Let’s break down this season’s field and see if we can’t buck tradition:
We’re going to do this the traditional way, and go quarter by quarter because there are some interesting stories to digest.
The first quarter is obviously dominated by the reigning king of the jungle in tennis, Novak Djokovic. Djoker won the last two Grand Slams of 2018, re-establishing himself as a force in the sport, after almost two years in the wilderness with family issues, questionable desire and elbow problems. His price is ridiculously low, at +120, and it’s pretty hard to recommend. The major concern would be Djoker’s recent results in big spots. They weren’t majors but, Djoker has lost his last three tournaments, in the business end of the week. He lost the final in Paris to Karen Khachanov, he lost in the last match of the Tour Finals to Alex Zverev, and he lost in the semis last week to Roberto Bautista Agut. Those are three pretty good players; it could be a letdown from winning Wimbledon AND the U.S. Open, and they were big spots. So, maybe they are excusable losses and he will come into Melbourne healthy and motivated to roll.
The concerns are probably big enough that avoiding a +120 favorite is prudent. Instead, look at some of the potential roadblocks to Djokovic. Jo Tsonga is still getting his sea-legs under him after missing a huge junk of 2018. But, he has beaten Djokovic six times (of course he’s lost sixteen times too) and that is more than most people on tour. Tsonga has the big, accurate serve and strong forehand that could give Djokovic trouble, a la Wawrinka or Federer. Tsonga is a whopping 125/1.
Daniil Medvedev is available between 80/1 and 100/1 depending on where you shop for lines. He was routined by Djokovic both times they played but, that was two years ago now. Medvedev had an incredible 2018, winning four titles.
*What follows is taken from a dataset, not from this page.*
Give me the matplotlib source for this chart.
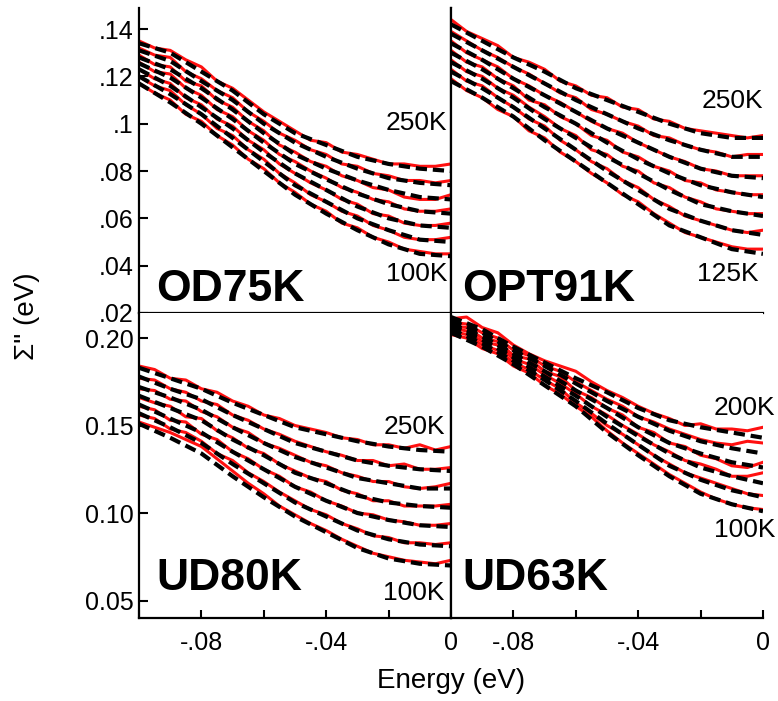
import matplotlib.pyplot as plt

plt.rcParams['font.family'] = ['Liberation Sans', 'DejaVu Sans']

# energy grids (eV)
energy_fit = [-0.10, -0.09, -0.08, -0.07, -0.06, -0.05, -0.04, -0.03, -0.02, -0.01, 0.0]
energy_data = [-0.100, -0.095, -0.090, -0.085, -0.080, -0.075, -0.070, -0.065, -0.060, -0.055,
               -0.050, -0.045, -0.040, -0.035, -0.030, -0.025, -0.020, -0.015, -0.010, -0.005, 0.0]

# OD75K, 250K ... 100K
od75_fit = [
    [0.134, 0.130, 0.122, 0.114, 0.104, 0.096, 0.091, 0.086, 0.083, 0.081, 0.080],
    [0.131, 0.1265, 0.118, 0.110, 0.100, 0.092, 0.086, 0.081, 0.077, 0.075, 0.074],
    [0.128, 0.123, 0.115, 0.106, 0.096, 0.087, 0.081, 0.076, 0.072, 0.069, 0.068],
    [0.1255, 0.1195, 0.111, 0.102, 0.092, 0.083, 0.0765, 0.0705, 0.066, 0.063, 0.062],
    [0.123, 0.116, 0.107, 0.098, 0.088, 0.079, 0.072, 0.065, 0.060, 0.057, 0.056],
    [0.120, 0.1125, 0.104, 0.094, 0.084, 0.074, 0.067, 0.060, 0.055, 0.051, 0.050],
    [0.117, 0.109, 0.100, 0.090, 0.080, 0.070, 0.062, 0.055, 0.049, 0.045, 0.044],
]
od75_data = [
    [0.135, 0.132, 0.131, 0.127, 0.124, 0.118, 0.115, 0.110, 0.105, 0.101, 0.097, 0.093, 0.092, 0.088, 0.087, 0.085, 0.083, 0.083, 0.082, 0.082, 0.083],
    [0.132, 0.129, 0.128, 0.122, 0.119, 0.114, 0.111, 0.105, 0.101, 0.096, 0.093, 0.089, 0.087, 0.083, 0.082, 0.079, 0.078, 0.076, 0.076, 0.075, 0.076],
    [0.129, 0.125, 0.124, 0.118, 0.116, 0.110, 0.107, 0.101, 0.097, 0.091, 0.088, 0.084, 0.082, 0.078, 0.076, 0.073, 0.072, 0.069, 0.068, 0.068, 0.070],
    [0.126, 0.122, 0.121, 0.115, 0.112, 0.106, 0.103, 0.097, 0.093, 0.087, 0.084, 0.080, 0.077, 0.073, 0.071, 0.068, 0.067, 0.064, 0.063, 0.063, 0.064],
    [0.123, 0.119, 0.117, 0.111, 0.108, 0.102, 0.099, 0.093, 0.089, 0.083, 0.079, 0.075, 0.072, 0.068, 0.066, 0.062, 0.061, 0.058, 0.057, 0.057, 0.058],
    [0.120, 0.116, 0.114, 0.108, 0.104, 0.098, 0.095, 0.089, 0.085, 0.079, 0.075, 0.070, 0.067, 0.063, 0.061, 0.057, 0.055, 0.052, 0.051, 0.051, 0.052],
    [0.117, 0.113, 0.110, 0.104, 0.101, 0.095, 0.091, 0.085, 0.081, 0.075, 0.071, 0.066, 0.063, 0.058, 0.056, 0.052, 0.050, 0.047, 0.046, 0.045, 0.045],
]

# OPT91K, 250K ... 125K
opt91_fit = [
    [0.142, 0.135, 0.128, 0.122, 0.115, 0.110, 0.105, 0.100, 0.096, 0.094, 0.094],
    [0.138, 0.131, 0.124, 0.117, 0.110, 0.104, 0.098, 0.093, 0.089, 0.086, 0.086],
    [0.134, 0.127, 0.119, 0.112, 0.105, 0.098, 0.092, 0.086, 0.081, 0.078, 0.077],
    [0.130, 0.123, 0.115, 0.107, 0.100, 0.092, 0.085, 0.079, 0.074, 0.071, 0.069],
    [0.126, 0.119, 0.111, 0.102, 0.094, 0.086, 0.079, 0.072, 0.066, 0.063, 0.061],
    [0.122, 0.115, 0.107, 0.098, 0.089, 0.080, 0.072, 0.064, 0.059, 0.055, 0.053],
    [0.118, 0.111, 0.103, 0.093, 0.084, 0.075, 0.066, 0.057, 0.052, 0.047, 0.045],
]
opt91_data = [
    [0.144, 0.139, 0.136, 0.133, 0.128, 0.126, 0.123, 0.118, 0.116, 0.112, 0.111, 0.107, 0.106, 0.102, 0.101, 0.098, 0.097, 0.096, 0.095, 0.094, 0.095],
    [0.139, 0.135, 0.131, 0.128, 0.124, 0.121, 0.117, 0.113, 0.111, 0.106, 0.104, 0.101, 0.099, 0.095, 0.094, 0.091, 0.089, 0.088, 0.086, 0.087, 0.087],
    [0.135, 0.130, 0.127, 0.124, 0.119, 0.116, 0.112, 0.109, 0.105, 0.101, 0.098, 0.096, 0.092, 0.089, 0.086, 0.084, 0.081, 0.080, 0.078, 0.078, 0.078],
    [0.131, 0.126, 0.124, 0.119, 0.116, 0.110, 0.108, 0.103, 0.100, 0.095, 0.093, 0.088, 0.086, 0.082, 0.080, 0.076, 0.075, 0.072, 0.071, 0.070, 0.070],
    [0.127, 0.122, 0.120, 0.115, 0.112, 0.107, 0.103, 0.098, 0.095, 0.089, 0.087, 0.082, 0.080, 0.075, 0.073, 0.069, 0.067, 0.064, 0.063, 0.062, 0.062],
    [0.123, 0.118, 0.116, 0.111, 0.107, 0.102, 0.099, 0.093, 0.089, 0.084, 0.081, 0.076, 0.073, 0.068, 0.065, 0.061, 0.059, 0.057, 0.055, 0.054, 0.055],
    [0.119, 0.114, 0.111, 0.106, 0.103, 0.097, 0.094, 0.088, 0.084, 0.079, 0.075, 0.070, 0.067, 0.062, 0.058, 0.054, 0.052, 0.050, 0.048, 0.047, 0.047],
]

# UD80K, 250K ... 100K
ud80_fit = [
    [0.183, 0.177, 0.171, 0.163, 0.156, 0.149, 0.145, 0.141, 0.138, 0.136, 0.135],
    [0.178, 0.171, 0.165, 0.156, 0.148, 0.140, 0.135, 0.130, 0.127, 0.125, 0.124],
    [0.172, 0.166, 0.159, 0.149, 0.140, 0.132, 0.126, 0.120, 0.117, 0.114, 0.114],
    [0.167, 0.160, 0.153, 0.142, 0.133, 0.123, 0.117, 0.110, 0.106, 0.104, 0.103],
    [0.162, 0.154, 0.146, 0.135, 0.125, 0.115, 0.107, 0.100, 0.096, 0.093, 0.092],
    [0.157, 0.149, 0.140, 0.128, 0.117, 0.106, 0.098, 0.090, 0.085, 0.082, 0.081],
    [0.151, 0.143, 0.134, 0.121, 0.109, 0.098, 0.089, 0.080, 0.074, 0.071, 0.070],
]
ud80_data = [
    [0.184, 0.182, 0.177, 0.176, 0.171, 0.169, 0.164, 0.161, 0.156, 0.154, 0.150, 0.148, 0.146, 0.143, 0.142, 0.139, 0.139, 0.137, 0.139, 0.136, 0.138],
    [0.177, 0.176, 0.171, 0.169, 0.164, 0.162, 0.156, 0.153, 0.148, 0.145, 0.141, 0.138, 0.135, 0.133, 0.130, 0.130, 0.127, 0.128, 0.125, 0.125, 0.126],
    [0.171, 0.170, 0.165, 0.164, 0.158, 0.155, 0.149, 0.146, 0.140, 0.137, 0.133, 0.129, 0.127, 0.123, 0.121, 0.118, 0.118, 0.115, 0.114, 0.115, 0.117],
    [0.166, 0.163, 0.161, 0.155, 0.154, 0.147, 0.143, 0.137, 0.134, 0.128, 0.124, 0.120, 0.118, 0.113, 0.111, 0.107, 0.107, 0.104, 0.104, 0.104, 0.105],
    [0.161, 0.159, 0.153, 0.152, 0.145, 0.142, 0.135, 0.131, 0.125, 0.121, 0.115, 0.112, 0.107, 0.104, 0.100, 0.099, 0.096, 0.095, 0.093, 0.093, 0.094],
    [0.156, 0.154, 0.148, 0.146, 0.141, 0.134, 0.130, 0.123, 0.118, 0.112, 0.107, 0.102, 0.099, 0.094, 0.091, 0.087, 0.086, 0.083, 0.083, 0.082, 0.083],
    [0.152, 0.149, 0.146, 0.142, 0.138, 0.131, 0.124, 0.117, 0.111, 0.104, 0.099, 0.094, 0.090, 0.085, 0.081, 0.077, 0.075, 0.073, 0.072, 0.071, 0.073],
]

# UD63K, 200K ... 100K
ud63_fit = [
    [0.212, 0.205, 0.195, 0.186, 0.177, 0.169, 0.160, 0.153, 0.149, 0.146, 0.143],
    [0.210, 0.203, 0.193, 0.184, 0.174, 0.164, 0.155, 0.147, 0.141, 0.137, 0.134],
    [0.208, 0.201, 0.191, 0.181, 0.170, 0.160, 0.149, 0.140, 0.134, 0.129, 0.126],
    [0.207, 0.199, 0.189, 0.178, 0.167, 0.155, 0.144, 0.134, 0.126, 0.121, 0.117],
    [0.205, 0.197, 0.187, 0.176, 0.164, 0.151, 0.139, 0.127, 0.119, 0.113, 0.109],
    [0.203, 0.195, 0.185, 0.173, 0.161, 0.146, 0.133, 0.121, 0.111, 0.105, 0.101],
]
ud63_data = [
    [0.211, 0.212, 0.206, 0.203, 0.196, 0.191, 0.187, 0.184, 0.181, 0.175, 0.170, 0.166, 0.161, 0.157, 0.154, 0.150, 0.151, 0.148, 0.148, 0.147, 0.149],
    [0.209, 0.208, 0.203, 0.200, 0.193, 0.190, 0.184, 0.181, 0.175, 0.170, 0.165, 0.161, 0.155, 0.152, 0.148, 0.145, 0.142, 0.140, 0.139, 0.141, 0.140],
    [0.207, 0.206, 0.200, 0.198, 0.190, 0.188, 0.181, 0.178, 0.170, 0.166, 0.160, 0.156, 0.149, 0.146, 0.140, 0.138, 0.133, 0.131, 0.127, 0.126, 0.129],
    [0.206, 0.204, 0.198, 0.196, 0.188, 0.185, 0.179, 0.174, 0.168, 0.161, 0.156, 0.150, 0.145, 0.139, 0.135, 0.130, 0.128, 0.125, 0.121, 0.121, 0.123],
    [0.204, 0.202, 0.196, 0.193, 0.186, 0.182, 0.176, 0.171, 0.163, 0.157, 0.150, 0.145, 0.139, 0.133, 0.128, 0.123, 0.120, 0.117, 0.114, 0.111, 0.110],
    [0.202, 0.200, 0.194, 0.191, 0.184, 0.180, 0.173, 0.168, 0.161, 0.155, 0.147, 0.140, 0.134, 0.128, 0.122, 0.117, 0.112, 0.108, 0.105, 0.103, 0.102],
]

top_yticks = [0.02, 0.04, 0.06, 0.08, 0.10, 0.12, 0.14]
top_ylabels = ['.02', '.04', '.06', '.08', '.1', '.12', '.14']
bot_yticks = [0.05, 0.10, 0.15, 0.20]
bot_ylabels = ['0.05', '0.10', '0.15', '0.20']
xticks_major = [-0.08, -0.04, 0.0]
xticks_minor = [-0.10, -0.06, -0.02]
xlabels = ['-.08', '-.04', '0']

W, H = 778, 701
fig = plt.figure(figsize=(W / 100, H / 100), dpi=100)

def make_ax(px, py):
    # px, py: left/top pixel of the panel
    return fig.add_axes([px / W, 1 - (py + 305) / H, 312 / W, 305 / H])

ax_tl = make_ax(139, 8)
ax_tr = make_ax(451, 8)
ax_bl = make_ax(139, 313)
ax_br = make_ax(451, 313)

panels = [
    (ax_tl, od75_data, od75_fit, 'OD75K', (0.02, 0.1489), ('250K', 0.987, 0.623), ('100K', 0.987, 0.128)),
    (ax_tr, opt91_data, opt91_fit, 'OPT91K', (0.02, 0.1489), ('250K', 1.0, 0.695), ('125K', 0.984, 0.128)),
    (ax_bl, ud80_data, ud80_fit, 'UD80K', (0.04, 0.2143), ('250K', 0.98, 0.626), ('100K', 0.98, 0.082)),
    (ax_br, ud63_data, ud63_fit, 'UD63K', (0.04, 0.2143), ('200K', 1.04, 0.689), ('100K', 1.04, 0.289)),
]

for ax, data, fit, name, ylim, lab_hi, lab_lo in panels:
    for curve in data:
        ax.plot(energy_data, curve, color='#ff1010', lw=2.2, zorder=2)
    for curve in fit:
        ax.plot(energy_fit, curve, color='black', lw=3.0, linestyle=(0, (2.7, 1.4)), zorder=3)
    ax.set_xlim(-0.1, 0.0)
    ax.set_ylim(*ylim)
    ax.spines['top'].set_visible(False)
    for s in ax.spines.values():
        s.set_linewidth(1.6)
    ax.text(0.035 if ax in (ax_tr, ax_br) else 0.055, 0.04 if ax in (ax_tl, ax_tr) else 0.092, name,
            transform=ax.transAxes, fontsize=32, fontweight='bold', ha='left', va='baseline')
    for txt, xx, yy in (lab_hi, lab_lo):
        ax.text(xx, yy, txt, transform=ax.transAxes, fontsize=19, ha='right', va='center')
    ax.set_xticks(xticks_major)
    ax.set_xticks(xticks_minor, minor=True)
    ax.tick_params(axis='x', which='both', direction='in', length=6, width=1.5, labelsize=18, pad=9)
    ax.tick_params(axis='y', which='both', direction='in', length=6.5, width=1.5, labelsize=18, pad=4)

for ax in (ax_tr, ax_br):
    ax.spines['right'].set_visible(False)
    ax.tick_params(axis='y', left=False, labelleft=False)

for ax in (ax_tl, ax_tr):
    ax.tick_params(axis='x', which='both', bottom=False, labelbottom=False)

for ax in (ax_bl, ax_br):
    ax.set_xticklabels(xlabels)

ax_tl.set_yticks(top_yticks)
ax_tl.set_yticklabels(top_ylabels)
ax_bl.set_yticks(bot_yticks)
ax_bl.set_yticklabels(bot_ylabels)

fig.text(451 / W, 1 - 681 / H, 'Energy (eV)', fontsize=20, ha='center', va='center')
fig.text(27 / W, 1 - 316 / H, 'Σ" (eV)', fontsize=20, ha='center', va='center', rotation=90)

fig.savefig('out.png', dpi=100)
It’s hard to say he is ready to topple the alpha lion but, if Djoker is not 100% it may be possible.
The last big name in the top quarter is Kei Nishikori. He is priced, more reasonably, at 25/1. Nishikori is in perfect form, winning a title in the first week of the season and doing so against a solid cast of characters, including the aforementioned Medvedev as well as Grigor Dimitrov. Kei also made two finals during the Asian Swing in 2018, so his form can’t be questioned. As with just about everyone else on tour, Nishikori really struggles with Djokovic. He is 2–16 against the Serb. Much like Medvedev, Nishikori is simply a lesser version of Djokovic and that makes pulling off the upset pretty difficult.
The biggest roadblock may turn out to be a hard serving, healthy Tsonga. Otherwise, this could just be a Djoker cakewalk to the semis. It’s advisable to skip to this quarter.
The second quarter is highlighted by German wunderkind Alex Zverev. He also may be ailing. If Zverev is playing possum, this could finally, finally be the end of the Big Four. If Zverev is physically unfit, this is the wildcard quarter because almost every other big named contender in this quarter has flaws.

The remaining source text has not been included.